Making Disney history

Entertainment giant’s first plus size protagonist in short film Reflect

Making Disney history

Crimson Baker, Reporter

 Since 1937, Disney has been creating magical experiences for kids everywhere. 

  As of November 2021, Disney had produced 60 total feature films. As of October 2022, Disney+ has 152.1 million subscribers across 64 countries, according to Demand Sage. Over the past month, Disney has released a series of experimental short films on Disney+. The short film Reflect was one of these films released. 

Reflect is about a young plus size girl, Bianca, who is a dancer. The film explores body dysmorphia, self confidence, and self doubt. It talks about the expectations dancers have placed on them, and the experience of not meeting those expectations.

Bianca is the first ever plus size protagonist in Disney history and despite the representation Disney has added with the film Reflect, not everyone is happy.

The film’s main plot is about Bianca’s body image and weight, and this has caused a few complaints in viewers. Some have said that while the representation may be a good thing, making the first film you have about a plus size girl focus on body image is not. Others have complained that Bianca’s movie is only a short film, and not a full length feature.

“Disney’s art revolves around a shape. The shape of that character reflecting their personality, it’s a little repetitive,” junior Keerah Turner said.

It’s important to a lot of plus sized Disney fans that plus size joy is showcased along with the struggle. Being plus size is not just about suffering.

“I feel like it’s more important to show kids examples of confidence. Because being uncomfortable with your body is not a part of every plus sized persons journey,” Turner said.

Others are taking the release of this film as a chance to have the conversation about other plus size characters in Disney’s history.

Disney has never had a plus size main character before, but they have had plus size side characters and villains. Bianca has brought up the topic of stereotypes for plus size people in film, and how Disney has often contributed to these negative ideas.

Older Disney movies often featured princesses who were skinny and villains who were plus size. This can often be a very negative thing because it puts certain body types in a positive light and others in a negative light, even if those movies didn’t focus on those characters body images.

There are examples of old shows having token fat characters, whose stories often revolve around others making fun of them for their body or being lazy. These stories often endorse negative stereotypes for plus size people, and treat the word fat as if it’s a negative thing or meant to be an insult.

“Half of the representation they give they put it into background characters or they stereotype the character that they’re trying to make diverse,” junior Bethany Sanders said.

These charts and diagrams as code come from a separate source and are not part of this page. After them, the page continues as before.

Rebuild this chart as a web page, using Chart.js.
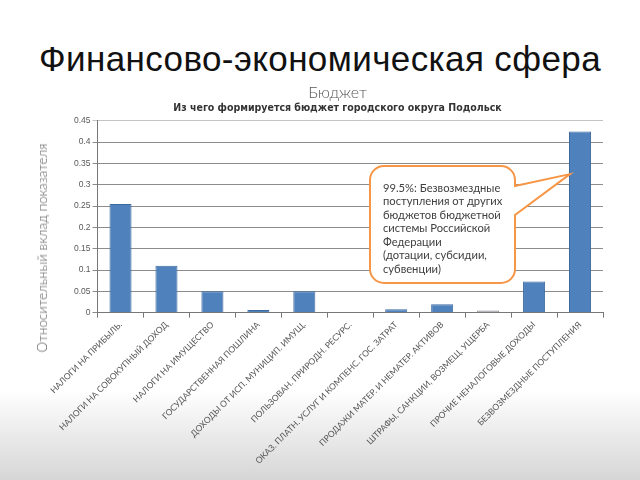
<!DOCTYPE html>
<html>
<head>
<meta charset="utf-8">
<script src="https://cdn.jsdelivr.net/npm/chart.js@4.4.0/dist/chart.umd.min.js"></script>
<style>
  html, body { margin: 0; padding: 0; }
  body {
    width: 640px; height: 480px; overflow: hidden; position: relative;
    background: linear-gradient(to bottom, #ffffff 0px, #ffffff 390px, #d6d6d6 480px);
  }
  #head {
    position: absolute; left: 0; top: 39px; width: 640px; text-align: center;
    font-family: "Liberation Sans", Arial, sans-serif; font-size: 35px; color: #111;
    line-height: 40px; letter-spacing: 0.4px;
  }
  #ytitle {
    position: absolute; left: 42px; top: 248px; white-space: nowrap;
    transform: translate(-50%, -50%) rotate(-90deg);
    font-family: Lato, sans-serif; font-weight: 300; font-size: 13.5px; color: #595959;
  }
  #wrap { position: absolute; left: 0; top: 0; width: 640px; height: 480px; }
</style>
</head>
<body>
<div id="head">Финансово-экономическая сфера</div>
<div id="wrap"><canvas id="budgetChart"></canvas></div>
<div id="ytitle">Относительный вклад показателя</div>
<script>
// категории доходов бюджета
const categories = [
  "НАЛОГИ НА ПРИБЫЛЬ.",
  "НАЛОГИ НА СОВОКУПНЫЙ ДОХОД",
  "НАЛОГИ НА ИМУЩЕСТВО",
  "ГОСУДАРСТВЕННАЯ ПОШЛИНА",
  "ДОХОДЫ ОТ ИСП. МУНИЦИП. ИМУЩ.",
  "ПОЛЬЗОВАН. ПРИРОДН. РЕСУРС.",
  "ОКАЗ. ПЛАТН. УСЛУГ И КОМПЕНС. ГОС. ЗАТРАТ",
  "ПРОДАЖИ МАТЕР. И НЕМАТЕР. АКТИВОВ",
  "ШТРАФЫ, САНКЦИИ, ВОЗМЕЩ. УЩЕРБА",
  "ПРОЧИЕ НЕНАЛОГОВЫЕ ДОХОДЫ",
  "БЕЗВОЗМЕЗДНЫЕ ПОСТУПЛЕНИЯ"
];
const shares = [0.255, 0.11, 0.05, 0.006, 0.05, 0.001, 0.008, 0.02, 0.005, 0.073, 0.425];

const yMin = 0, yMax = 0.45, yStep = 0.05;

// выноска
const calloutLines = [
  "99.5%: Безвозмездные",
  "поступления от других",
  "бюджетов бюджетной",
  "системы Российской",
  "Федерации",
  "(дотации, субсидии,",
  "субвенции)"
];
const calloutIndex = 10;
const calloutValue = 0.325;

const calloutPlugin = {
  id: 'callout',
  afterDatasetsDraw(chart) {
    const ctx = chart.ctx;
    const bar = chart.getDatasetMeta(0).data[calloutIndex];
    const tipX = bar.x - bar.width / 2 + 1;
    const tipY = chart.scales.y.getPixelForValue(calloutValue);
    const x1 = 370, y1 = 166, x2 = 515, y2 = 283, r = 14;
    const p1 = 186, p2 = 215;
    ctx.save();
    ctx.beginPath();
    ctx.moveTo(x1 + r, y1);
    ctx.lineTo(x2 - r, y1);
    ctx.arcTo(x2, y1, x2, y1 + r, r);
    ctx.lineTo(x2, p1);
    ctx.lineTo(tipX, tipY);
    ctx.lineTo(x2, p2);
    ctx.lineTo(x2, y2 - r);
    ctx.arcTo(x2, y2, x2 - r, y2, r);
    ctx.lineTo(x1 + r, y2);
    ctx.arcTo(x1, y2, x1, y2 - r, r);
    ctx.lineTo(x1, y1 + r);
    ctx.arcTo(x1, y1, x1 + r, y1, r);
    ctx.closePath();
    ctx.fillStyle = '#ffffff';
    ctx.fill();
    ctx.lineWidth = 2;
    ctx.strokeStyle = '#F79646';
    ctx.stroke();
    ctx.fillStyle = '#404040';
    ctx.font = '11.2px Lato';
    ctx.textBaseline = 'middle';
    calloutLines.forEach((t, i) => ctx.fillText(t, 383, 188 + i * 13.5));
    ctx.restore();
  }
};

new Chart(document.getElementById('budgetChart'), {
  type: 'bar',
  data: {
    labels: categories,
    datasets: [{
      data: shares,
      backgroundColor: shares.map((v, i) => i === 8 ? '#a7abb2' : '#4F81BD'),
      borderColor: shares.map((v, i) => i === 8 ? '#8a8a8a' : '#3d6a9e'),
      borderWidth: 1,
      barPercentage: 0.48,
      categoryPercentage: 1.0
    }]
  },
  options: {
    responsive: true,
    maintainAspectRatio: false,
    animation: false,
    layout: { padding: { top: 83, left: 72, right: 37, bottom: 12 } },
    plugins: {
      legend: { display: false },
      tooltip: { enabled: false },
      title: {
        display: true,
        text: 'Бюджет',
        color: '#595959',
        font: { family: 'Lato', size: 16, weight: 300 },
        padding: { top: 0, bottom: 0 }
      },
      subtitle: {
        display: true,
        text: 'Из чего формируется бюджет городского округа Подольск',
        color: '#333333',
        font: { family: "'DejaVu Sans Condensed', 'Liberation Sans', sans-serif", size: 10.5, weight: 'bold' },
        padding: { top: 0, bottom: 6 }
      }
    },
    scales: {
      y: {
        min: yMin,
        max: yMax,
        ticks: {
          stepSize: yStep, color: '#595959', font: { family: 'Liberation Sans', size: 8.5 }, padding: 2,
          callback: v => String(+v.toFixed(2))
        },
        grid: {
          color: c => c.index === 9 ? '#c4c4c4' : '#8c8c8c',
          tickLength: 5
        },
        border: { color: '#777777' }
      },
      x: {
        ticks: {
          autoSkip: false, minRotation: 45, maxRotation: 45,
          color: '#555555', font: { family: 'Lato', size: 8.5 }, padding: 2
        },
        grid: { drawOnChartArea: false, drawTicks: true, tickLength: 5, color: '#777777' },
        border: { color: '#777777' }
      }
    }
  },
  plugins: [calloutPlugin]
});
</script>
</body>
</html>
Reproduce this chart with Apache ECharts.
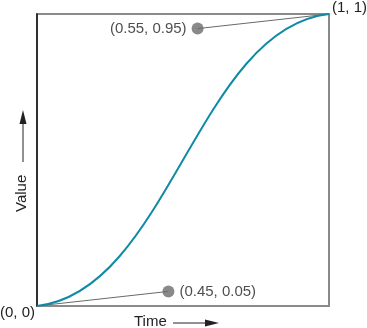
<!DOCTYPE html>
<html>
<head>
<meta charset="utf-8">
<script src="https://cdn.jsdelivr.net/npm/echarts@6/dist/echarts.min.js"></script>
<style>
html,body{margin:0;padding:0;background:#fff;}
#chart{width:367px;height:328px;}
</style>
</head>
<body>
<div id="chart"></div>
<script>
// Cubic Bézier easing: start, end and the two control points
var startPoint = [0, 0];
var endPoint = [1, 1];
var control1 = [0.45, 0.05];
var control2 = [0.55, 0.95];
var startLabel = '(0, 0)';
var endLabel = '(1, 1)';
var control1Label = '(0.45, 0.05)';
var control2Label = '(0.55, 0.95)';

var chart = echarts.init(document.getElementById('chart'));
var FONT = 'Liberation Sans, Arial, sans-serif';

chart.setOption({
  animation: false,
  grid: {
    left: 37, right: 38, top: 14, bottom: 22,
    show: true, borderColor: '#8a8a8a', borderWidth: 2
  },
  xAxis: {
    type: 'value', min: 0, max: 1,
    axisLine: { show: false }, axisTick: { show: false },
    axisLabel: { show: false }, splitLine: { show: false }
  },
  yAxis: {
    type: 'value', min: 0, max: 1,
    axisLine: { show: true, lineStyle: { color: '#111', width: 1.5 } },
    axisTick: { show: false },
    axisLabel: { show: false }, splitLine: { show: false }
  },
  series: [
    {
      // the easing curve itself
      type: 'custom',
      coordinateSystem: 'cartesian2d',
      data: [[startPoint[0], startPoint[1], control1[0], control1[1], control2[0], control2[1], endPoint[0], endPoint[1]]],
      renderItem: function (params, api) {
        var p0 = api.coord([api.value(0), api.value(1)]);
        var c1 = api.coord([api.value(2), api.value(3)]);
        var c2 = api.coord([api.value(4), api.value(5)]);
        var p1 = api.coord([api.value(6), api.value(7)]);
        return {
          type: 'bezierCurve',
          shape: { x1: p0[0], y1: p0[1], cpx1: c1[0], cpy1: c1[1], cpx2: c2[0], cpy2: c2[1], x2: p1[0], y2: p1[1] },
          style: { stroke: '#0f8aa6', lineWidth: 2, fill: null }
        };
      },
      z: 3
    },
    {
      // handle from the start point to the first control point
      type: 'line',
      data: [startPoint, control1],
      symbol: 'none',
      lineStyle: { color: '#6a6a6a', width: 1 },
      z: 2
    },
    {
      // handle from the end point to the second control point
      type: 'line',
      data: [endPoint, control2],
      symbol: 'none',
      lineStyle: { color: '#6a6a6a', width: 1 },
      z: 2
    },
    {
      type: 'scatter',
      data: [
        { value: control1, label: { position: 'right', formatter: control1Label } },
        { value: control2, label: { position: 'left', formatter: control2Label } }
      ],
      symbolSize: 12,
      itemStyle: { color: '#6b6b6b' },
      label: { show: true, color: '#222', fontSize: 15, fontFamily: FONT, distance: 5 },
      z: 4
    }
  ],
  graphic: [
    { type: 'text', left: 332, top: 0, style: { text: endLabel, fill: '#222', font: '15px ' + FONT } },
    { type: 'text', left: 0, top: 305, style: { text: startLabel, fill: '#222', font: '15px ' + FONT } },
    { type: 'text', left: 134, top: 314, style: { text: 'Time', fill: '#222', font: '15px ' + FONT } },
    { type: 'line', shape: { x1: 173, y1: 323, x2: 208, y2: 323 }, style: { stroke: '#222', lineWidth: 1 } },
    { type: 'polygon', shape: { points: [[219, 323], [205, 319.5], [205, 326.5]] }, style: { fill: '#222' } },
    { type: 'text', x: 22, y: 212, rotation: Math.PI / 2, style: { text: 'Value', fill: '#222', font: '15px ' + FONT, textVerticalAlign: 'middle', textAlign: 'left' } },
    { type: 'line', shape: { x1: 23, y1: 162, x2: 23, y2: 124 }, style: { stroke: '#222', lineWidth: 1 } },
    { type: 'polygon', shape: { points: [[23, 110], [19.5, 124], [26.5, 124]] }, style: { fill: '#222' } }
  ]
});
</script>
</body>
</html>
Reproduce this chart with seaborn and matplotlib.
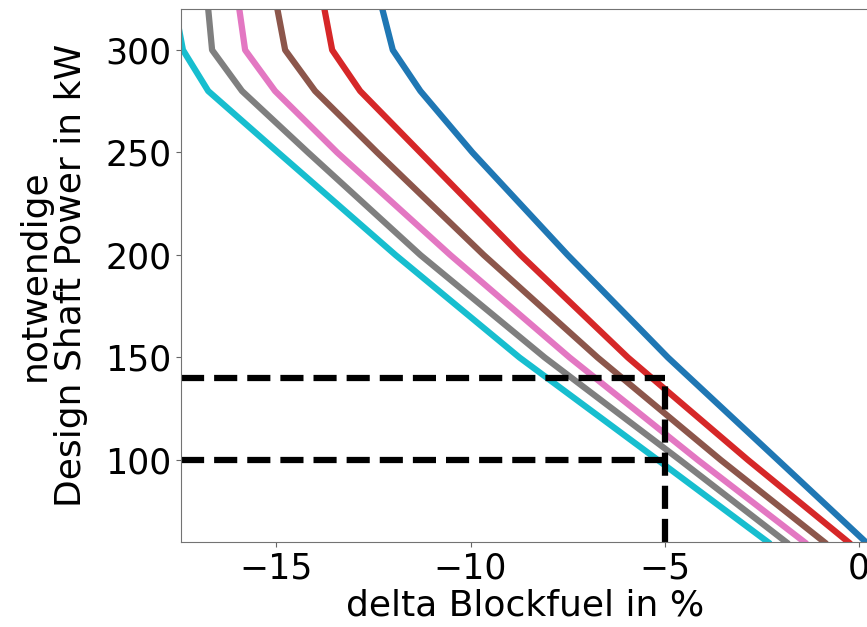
import numpy as np
import pandas as pd
import matplotlib
matplotlib.use("Agg")
import matplotlib.pyplot as plt
import seaborn as sns

# design shaft power levels (kW) at which the curves were read
power = [320, 300, 280, 250, 200, 150, 100, 60]

# delta blockfuel in % for each curve
delta_c0 = [-12.27, -12.0, -11.29, -9.95, -7.5, -4.92, -2.09, 0.17]
delta_c3 = [-13.76, -13.56, -12.84, -11.29, -8.71, -5.95, -2.86, -0.28]
delta_c5 = [-14.97, -14.77, -14.0, -12.40, -9.66, -6.73, -3.56, -0.90]
delta_c6 = [-15.95, -15.8, -15.03, -13.43, -10.52, -7.45, -4.15, -1.41]
delta_c7 = [-16.75, -16.65, -15.88, -14.18, -11.29, -8.09, -4.61, -1.88]
delta_c9 = [-17.6, -17.4, -16.75, -14.95, -11.93, -8.74, -5.18, -2.35]

curves = {"c0": delta_c0, "c3": delta_c3, "c5": delta_c5,
          "c6": delta_c6, "c7": delta_c7, "c9": delta_c9}
colors = ["tab:blue", "tab:red", "tab:brown", "tab:pink", "tab:gray", "tab:cyan"]

# reference lines
ref_power = [140, 100]
ref_delta = -5

xlim = (-17.45, 0.28)
ylim = (60, 320)

rows = []
for name, vals in curves.items():
    for p, d in zip(power, vals):
        rows.append({"curve": name, "power": p, "delta": d})
df = pd.DataFrame(rows)

fig = plt.figure(figsize=(8.67, 6.27), dpi=100)
ax = fig.add_axes([181 / 867, 85 / 627, 689 / 867, 533 / 627])

sns.lineplot(data=df, x="delta", y="power", hue="curve", palette=colors,
             estimator=None, sort=False, linewidth=4.5, legend=False, ax=ax)

ax.hlines(ref_power, xlim[0], ref_delta, colors="black", linestyles="--", linewidth=4.5)
ax.vlines(ref_delta, ylim[0], max(ref_power), colors="black", linestyles="--", linewidth=4.5)

ax.set_xlim(xlim)
ax.set_ylim(ylim)
ax.set_xticks([-15, -10, -5, 0])
ax.set_yticks([100, 150, 200, 250, 300])
ax.tick_params(labelsize=25, color="0.4")
for s in ax.spines.values():
    s.set_color("0.45")
ax.set_xlabel("delta Blockfuel in %", fontsize=26, labelpad=2)
ax.set_ylabel("notwendige\nDesign Shaft Power in kW", fontsize=26,
              linespacing=1.1, labelpad=12)

fig.savefig("out.png", dpi=100)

Despite the fact that Bianca’s character isn’t based around stereotypes, people are upset that Disney has given us yet another plus size character whose stories are entirely revolved around their weight.

“All of the Disney characters with an ‘ideal weight’ never focus on their body image or weight. It’s not fair to the characters who are plus sized when all they focus on is their weight,” Sanders said.

However, many others are saying that this representation is a good thing regardless. That having a plus size protagonist is important for viewers of all ages, regardless of the storyline. There’s also people who believe that showing a story about dysmorphia is important for kids to see, and a good thing to put out there.

“I think having plus size protagonists whose stories focus on weight is a good thing as long as it teaches body positive ideals,” freshman Taylor Chapman said.

Chapman is a Disney fan whose favorite movie is Turning Red, they like the story telling and character traits showed in the movie.

Body dysmorphia affects one in fifty people, and it affects an estimated five to ten million people in the United States, according to The Cleveland Clinic. Making a film about someone struggling with this may help people feel less alone, and bring awareness to the disorder.